▶ [GIVEN REQUEST]: Starting at the first line of the listing below, repeat each line exactly until the line containing "import plotly.graph_objects as go", which you include. Leave out pictures.

_____

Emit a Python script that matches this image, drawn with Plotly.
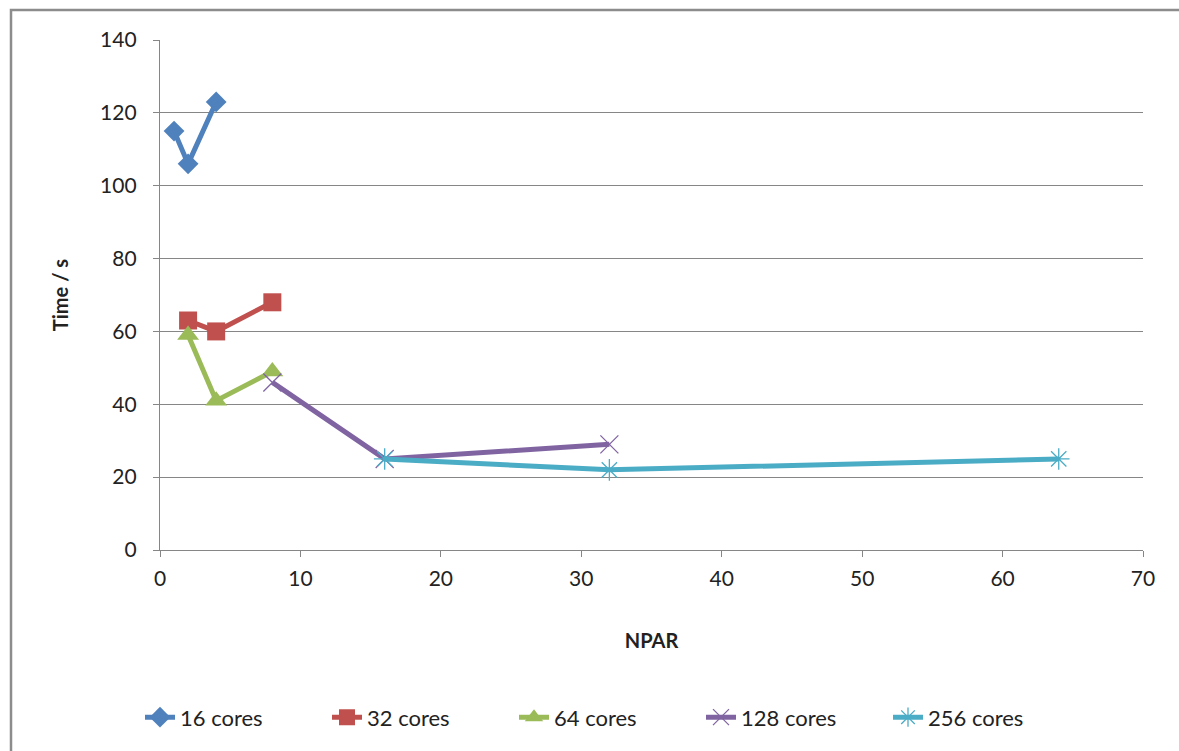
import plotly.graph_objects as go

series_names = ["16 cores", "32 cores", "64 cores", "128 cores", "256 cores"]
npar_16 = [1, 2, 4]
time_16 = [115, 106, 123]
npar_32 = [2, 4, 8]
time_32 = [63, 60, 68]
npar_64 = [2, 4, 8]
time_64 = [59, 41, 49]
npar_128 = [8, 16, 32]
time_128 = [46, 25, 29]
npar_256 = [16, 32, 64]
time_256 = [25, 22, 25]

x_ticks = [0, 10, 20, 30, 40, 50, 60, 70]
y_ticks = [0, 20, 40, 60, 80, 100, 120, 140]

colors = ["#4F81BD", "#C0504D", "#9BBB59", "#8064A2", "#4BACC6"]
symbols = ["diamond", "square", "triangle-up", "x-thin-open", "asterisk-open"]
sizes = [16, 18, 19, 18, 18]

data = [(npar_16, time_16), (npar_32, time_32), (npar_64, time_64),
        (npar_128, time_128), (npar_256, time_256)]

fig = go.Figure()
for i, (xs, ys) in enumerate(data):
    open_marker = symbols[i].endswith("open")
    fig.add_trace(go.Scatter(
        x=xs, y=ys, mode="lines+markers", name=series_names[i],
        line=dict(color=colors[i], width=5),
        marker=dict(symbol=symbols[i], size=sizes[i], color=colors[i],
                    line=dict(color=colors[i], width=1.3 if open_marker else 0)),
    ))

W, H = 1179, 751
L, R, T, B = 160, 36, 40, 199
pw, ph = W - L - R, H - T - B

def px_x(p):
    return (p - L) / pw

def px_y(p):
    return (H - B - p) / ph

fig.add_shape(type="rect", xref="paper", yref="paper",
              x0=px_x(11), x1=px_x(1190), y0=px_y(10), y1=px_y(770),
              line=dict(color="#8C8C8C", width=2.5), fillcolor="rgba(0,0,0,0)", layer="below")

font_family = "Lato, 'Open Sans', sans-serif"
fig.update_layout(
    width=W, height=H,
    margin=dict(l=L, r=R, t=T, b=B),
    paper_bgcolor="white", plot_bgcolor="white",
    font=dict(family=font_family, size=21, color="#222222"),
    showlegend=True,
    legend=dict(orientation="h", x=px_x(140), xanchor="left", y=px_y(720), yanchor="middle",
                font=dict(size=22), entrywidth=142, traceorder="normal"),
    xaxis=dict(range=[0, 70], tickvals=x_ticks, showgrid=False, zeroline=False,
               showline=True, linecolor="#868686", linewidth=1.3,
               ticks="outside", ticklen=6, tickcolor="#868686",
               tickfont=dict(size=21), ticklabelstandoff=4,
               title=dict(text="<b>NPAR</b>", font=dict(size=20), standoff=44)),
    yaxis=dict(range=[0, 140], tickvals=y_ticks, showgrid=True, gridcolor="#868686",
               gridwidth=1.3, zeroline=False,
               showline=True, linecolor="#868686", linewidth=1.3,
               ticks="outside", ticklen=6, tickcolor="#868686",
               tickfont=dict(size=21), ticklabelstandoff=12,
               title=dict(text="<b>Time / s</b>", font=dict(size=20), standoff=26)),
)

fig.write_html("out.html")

_____

▶ [COMPLETE ANSWER]:
Emit a Python script that matches this image, drawn with Plotly.
import plotly.graph_objects as go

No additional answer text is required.